Ms Narine went to the Additional Support Needs Tribunal for Scotland when Edinburgh Council turned down her request to let her son go to the Aberdeen school.

The tribunal found in her favour but the local authority took the case to the Court of Session in Edinburgh, asking appeal judges to overturn the Tribunal’s decision.

Lord Hamilton, sitting with Lady Paton and Lady Cosgrove, backed Ms Narine.

Edinburgh Council had asked the judges to consider their responsibility towards other children in the same position as Oscar.

But in the written ruling, Lord Hamilton said the Tribunal’s decisions could only deal with one child at a time.

The court heard that Oscar had learning problems and his behaviour had become more difficult to deal with as he had grown older.

The judges heard that Camphill school had a good track record for dealing with such children and there was “an appreciably better prospect” of Oscar’s needs being met there.

‘Full potential’

The tribunal stated: “In this case, the advantage of Camphill School being a residential school is that it enables Oscar to learn to exist and function as a social being and to learn to communicate and interact appropriately with others.”

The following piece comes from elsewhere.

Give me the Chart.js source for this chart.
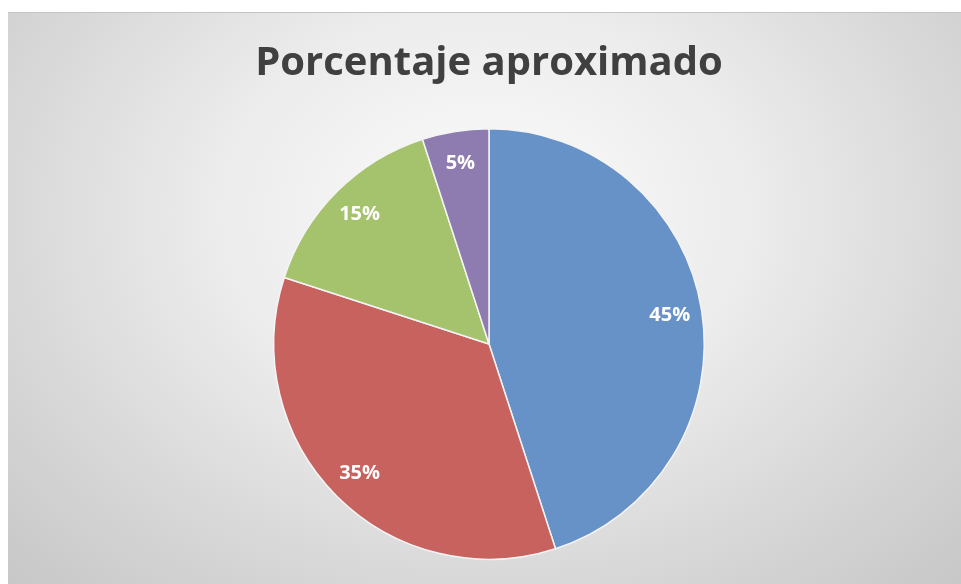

The tribunal also argued that the extra costs were not unreasonable because “the development of Oscar’s personality, talents and abilities to their full potential was much more likely at Camphill than at Redhall.”

Edinburgh Council claimed it would be “an affront to common sense” to ignore the consequences of Oscar’s school bill for other children, including those with autism, in the local authority’s area.

They said the tribunal were wrong to say that “suitability always trumps cost.”

The judges said that, in law, the tribunal were right to consider Oscar’s case on its own merits and the consequences for other children was “irrelevant to the exercise.”